24 April 2009

a confession

i pretty much will read anything. i like classic novels, espionage thrillers, fantasy and the occasional sci-fi, murder mysteries, poetry, children's books like nancy drew and the boxcar kid series, teaching books by authors like cs lewis and andrew murray, the rare biography. but, i have a confession to make...a deep dark secret...i also like to read chick lite (romance fluff)! gasp! i don't think they are at all realistic. but they don't take any thought to read and sometime i just want to imagine a happily ever after.

so, why am i talking about this? well, because every so often the authors of Christian chick lite will put in a nugget of truth that is something i've never thought before or a new way to think about something.

from a book "Besides, I have to admit, you make a man wonder--will he be enough for you if you're not enough for yourself?"

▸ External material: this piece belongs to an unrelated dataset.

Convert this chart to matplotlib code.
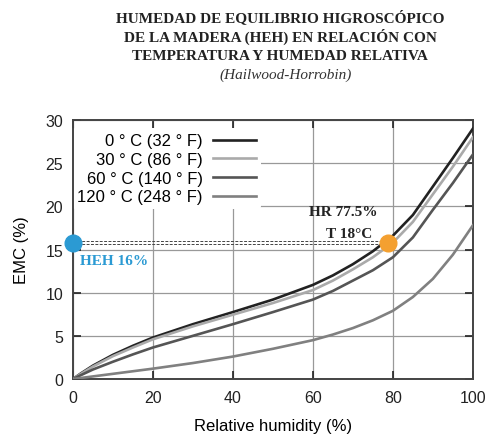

this was one of those nuggets that i set the book aside and let my mind wander with. it seems ok, but a bit off. i would rather it say "if God is not enough for me, will a man be? can my family be? can my friends be? can my job be (this one i don't struggle with! grin) can how i spend my time be?" if I don't allow God to fill me and consume me then all these other things that cannot or should not will be given the chance to fill and consume me. and that burden applied to people will destroy the relationship. it is too much a burder for a person to try to fill God's place in a heart. and that burden given over to things will pervert that also--workaholic, addictive behaviors, or frantically trying to fill our time with deeds--it is not something that things can do, it is God's place.